О томительном дыхании жизни, о непостижимости неизбежной смерти знают и без книг и «тетя Люба», и «баба Фёкла». «Иисус к рыбакам Галилеи, / А не к римлянам, скажем, пришел…», не к Катуллу и не к Овидию, поскольку «Нищим духом видней ореол, / Да еще при полуденном свете, / И провинция ближе столиц / К небесам…». Имперская провинция, нагонявшая когда-то на обитателя метрополии некоторую оторопь уже самим звучанием ее «варварских» имен — «Я все твержу: Балхаш, Баймак, / Барабинск, Бийск. А что? Да так! / Томлюсь, как будто жмет башмак…», — становится теперь предметом сочувственных ожиданий; это проговаривается в обращении к «романтической ветке» лирики, к поэтам гипнотически впечатляющего дара и резко очерченной, всемирной судьбы: «Восхищаясь безумством отплытий, / Бегств и яркостью ваших чернил, / Мне казалось, что мальчик в Сургуте / Или Вятке, где мглист небосвод, / Пусть он мной восхищаться не будет, / Повзрослеет — быть может, поймет» (замечательная по естественности интонация!).

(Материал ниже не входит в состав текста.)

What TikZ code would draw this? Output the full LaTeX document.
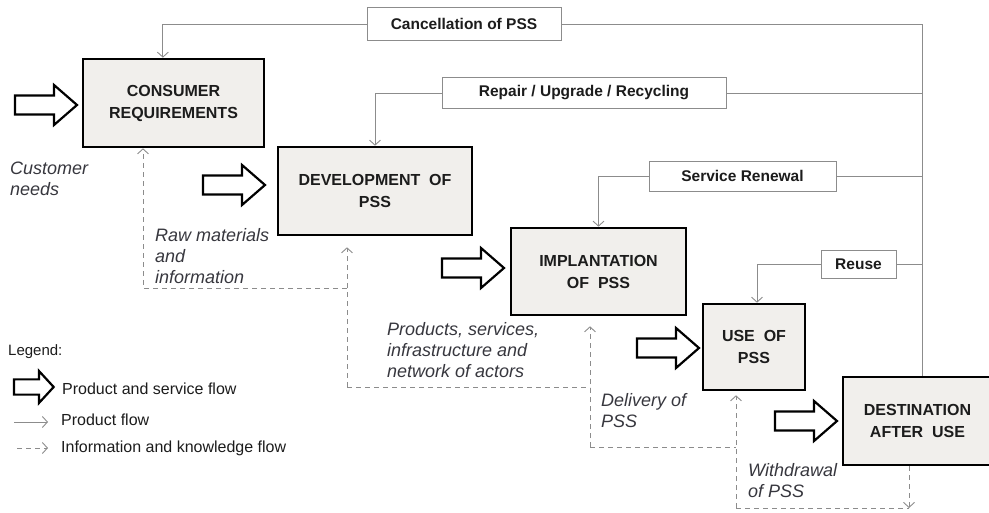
\documentclass[tikz,border=0pt]{standalone}
\usepackage{fontspec}
\setmainfont{Liberation Sans}
\usetikzlibrary{arrows.meta,calc}
\definecolor{boxfill}{RGB}{241,239,236}
\definecolor{linegray}{RGB}{140,140,140}
\definecolor{txt}{RGB}{28,28,28}
\definecolor{itxt}{RGB}{55,55,62}
\begin{document}
\begin{tikzpicture}[x=1pt,y=-1pt,
  proc/.style={draw=black, fill=boxfill, line width=2.6pt, inner sep=0pt, align=center,
    font=\fontsize{16}{22}\selectfont\bfseries, text=txt},
  lbl/.style={draw=linegray, fill=white, line width=0.9pt, inner sep=0pt,
    font=\fontsize{15.5}{18}\selectfont\bfseries, text=txt},
  plain/.style={draw=linegray, line width=0.9pt},
  arr/.style={plain, -{Straight Barb[length=5pt,width=11pt]}},
  info/.style={draw=linegray, line width=0.9pt, dash pattern=on 5pt off 4pt},
  infoarr/.style={info, -{Straight Barb[length=5pt,width=11pt]}},
  itx/.style={inner sep=0pt, anchor=north west, align=left, text=itxt,
    font=\fontsize{18}{21}\selectfont\itshape},
  leg/.style={inner sep=0pt, anchor=west, text=txt, font=\fontsize{16}{19}\selectfont},
  bigarr/.style={draw=black, fill=white, line width=2.2pt, line join=miter},
  bigarrow/.pic={\path[bigarr] (0,-9.5) -- (39,-9.5) -- (39,-20) -- (62,0) -- (39,20) -- (39,9.5) -- (0,9.5) -- cycle;}
]
\useasboundingbox (0,0) rectangle (989,513);

% process boxes
\node[proc, minimum width=181pt, minimum height=88pt] (cr) at (173.5,103) {CONSUMER\\REQUIREMENTS};
\node[proc, minimum width=194pt, minimum height=88pt] (dev) at (375,191) {DEVELOPMENT~ OF\\PSS};
\node[proc, minimum width=175pt, minimum height=87pt] (impl) at (598.5,271.5) {IMPLANTATION\\OF~ PSS};
\node[proc, minimum width=102pt, minimum height=86pt] (use) at (754,347) {USE~ OF\\PSS};
\node[proc, minimum width=149pt, minimum height=88pt] (dest) at (917.5,421) {DESTINATION\\AFTER~ USE};

% feedback label boxes
\node[lbl, minimum width=194pt, minimum height=33pt] (cancel) at (464,24) {Cancellation of PSS};
\node[lbl, minimum width=284pt, minimum height=31pt] (repair) at (584,93) {Repair / Upgrade / Recycling};
\node[lbl, minimum width=187pt, minimum height=30pt] (service) at (742.5,176) {Service Renewal};
\node[lbl, minimum width=75pt, minimum height=28pt] (reuse) at (858.5,264) {Reuse};

% feedback lines
\coordinate (trunk) at (922,24);
\draw[plain] (cancel.east) -- (trunk) -- (trunk |- dest.north);
\draw[plain] (repair.east) -- (repair.east -| trunk);
\draw[plain] (service.east) -- (service.east -| trunk);
\draw[plain] (reuse.east) -- (reuse.east -| trunk);
\draw[arr] (cancel.west) -| ($(cr.north west)!0.442!(cr.north east)$);
\draw[arr] (repair.west) -| (dev.north);
\draw[arr] (service.west) -| (impl.north);
\draw[arr] (reuse.west) -| ([xshift=3pt]use.north);

% big flow arrows
\pic at (15,105) {bigarrow};
\pic at (203,185) {bigarrow};
\pic at (442,268) {bigarrow};
\pic at (637,348) {bigarrow};
\pic at (775,421) {bigarrow};

% information flow (dashed)
\coordinate (p1) at (143,288);
\coordinate (p2) at (347,288);
\coordinate (p3) at (347,387);
\coordinate (p4) at (590,387);
\coordinate (p5) at (590,447);
\coordinate (p6) at (736,447);
\coordinate (p7) at (736,508);
\coordinate (p8) at (909,508);
\draw[infoarr] (p2) -- (p1) -- (p1 |- cr.south);
\draw[infoarr, shorten >=11pt] (p3) -- (p3 |- dev.south);
\draw[info] (p3) -- (p4);
\draw[infoarr, shorten >=10pt] (p5) -- (p5 |- impl.south);
\draw[info] (p5) -- (p6);
\draw[infoarr, shorten >=4pt] (p7) -- (p7 |- use.south);
\draw[info] (p7) -- (p8);
\draw[infoarr] (p8 |- dest.south) -- (p8);

% italic flow labels
\node[itx] (t1) at (10,162) {Customer\\needs};
\node[itx] (t2) at (155,228) {Raw materials\\and\\information};
\node[itx] (t3) at (387,322) {Products, services,\\infrastructure and\\network of actors};
\node[itx] (t4) at (601,393) {Delivery of\\PSS};
\node[itx] (t5) at (748,463) {Withdrawal\\of PSS};

% legend
\node[leg, font=\fontsize{15}{18}\selectfont] (lg0) at (8,352) {Legend:};
\pic[xscale=0.64, yscale=0.8] at (14,387) {bigarrow};
\node[leg] (lg1) at (62,389) {Product and service flow};
\coordinate (la) at (14,422);
\coordinate (lb) at (48,422);
\draw[arr] (la) -- (lb);
\node[leg] (lg2) at (61,420) {Product flow};
\coordinate (lc) at (17,448);
\coordinate (ld) at (48,448);
\draw[infoarr] (lc) -- (ld);
\node[leg] (lg3) at (61,448) {Information and knowledge flow};
\end{tikzpicture}
\end{document}
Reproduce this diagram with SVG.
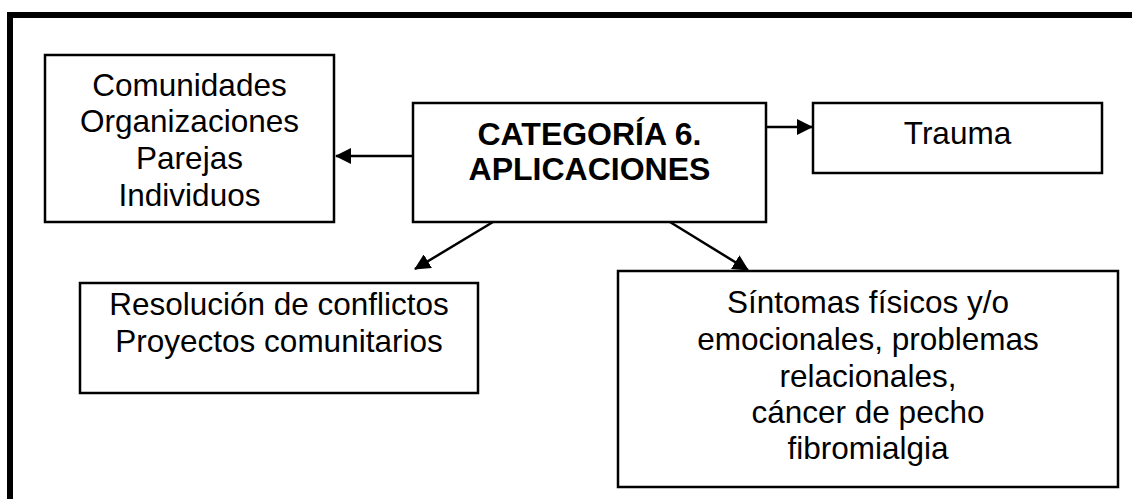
<svg xmlns="http://www.w3.org/2000/svg" width="1132" height="499" viewBox="0 0 1132 499">
<style>
  .box { fill: #ffffff; stroke: #000000; stroke-width: 2.5; }
  .t { font-family: "Liberation Sans", Arial, sans-serif; font-size: 31.5px; fill: #000000; text-anchor: middle; }
  .b { font-weight: bold; font-size: 32px; }
  .conn { stroke: #000000; stroke-width: 2.5; fill: none; marker-end: url(#arr); }
</style>
<defs>
  <marker id="arr" markerWidth="16" markerHeight="16" refX="15" refY="8" orient="auto" markerUnits="userSpaceOnUse">
    <path d="M0,0 L16,8 L0,16 Z" fill="#000000"/>
  </marker>
</defs>
<rect x="0" y="0" width="1132" height="499" fill="#ffffff"/>
<path d="M10,499 V15 H1132" fill="none" stroke="#000000" stroke-width="6"/>

<g id="connectors">
  <line class="conn" x1="413" y1="156" x2="336" y2="156"/>
  <line class="conn" x1="766" y1="127" x2="812" y2="127"/>
  <line class="conn" x1="493" y1="222" x2="415" y2="269"/>
  <line class="conn" x1="670" y1="222" x2="748" y2="270"/>
</g>

<g id="node-center">
  <rect class="box" x="413" y="103" width="353" height="119"/>
  <text class="t b" x="589.5" y="145">CATEGORÍA 6.</text>
  <text class="t b" x="589.5" y="180">APLICACIONES</text>
</g>

<g id="node-comunidades">
  <rect class="box" x="45" y="55" width="289" height="167"/>
  <text class="t" x="189.5" y="96">Comunidades</text>
  <text class="t" x="189.5" y="132">Organizaciones</text>
  <text class="t" x="189.5" y="169">Parejas</text>
  <text class="t" x="189.5" y="206">Individuos</text>
</g>

<g id="node-trauma">
  <rect class="box" x="813" y="103" width="289" height="70"/>
  <text class="t" x="957.5" y="144">Trauma</text>
</g>

<g id="node-resolucion">
  <rect class="box" x="80" y="283" width="398" height="110"/>
  <text class="t" x="279" y="315">Resolución de conflictos</text>
  <text class="t" x="279" y="352">Proyectos comunitarios</text>
</g>

<g id="node-sintomas">
  <rect class="box" x="618" y="271" width="500" height="216"/>
  <text class="t" x="868" y="313">Síntomas físicos y/o</text>
  <text class="t" x="868" y="350">emocionales, problemas</text>
  <text class="t" x="868" y="387">relacionales,</text>
  <text class="t" x="868" y="423">cáncer de pecho</text>
  <text class="t" x="868" y="459">fibromialgia</text>
</g>
</svg>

То, что бывает у всех, но что мы не любим, чтобы другие замечали, — сбивчивость мысли, провалы памяти, — несколько даже демонстративно оставлено в «Кустарнике» на виду: «Не пойму, почему мне так хочется / рассказать…» — перебивает себя автор в стихах о гостиничном одиночестве. И снова: «Я и сам не пойму, что я делаю / и кого соблазняю тоской…» И в стихах о давнем плаванье по Оке — стихах с мерным и глубоким дыханием, самых, может быть, счастливых в книге, — душа томится и ищет как во сне: «А какой это был, я не помню, год, / И кого я в разлуке хотел забыть… И попутчики были, — не помню их…» (или это-то забвенье как раз и благодатно?). А вот о вагонной спутнице, которую просто не узнать, так она, бедная, переменилась за годы: «„А помните мостик? Ну, мостик! Ну, львиный!“ (Не помню, как будто я, точно, в маразме)» — что-то в духе Анненского, о котором сильней всего напоминает последняя строка: «Какое тоскливое, жалкое чудо!»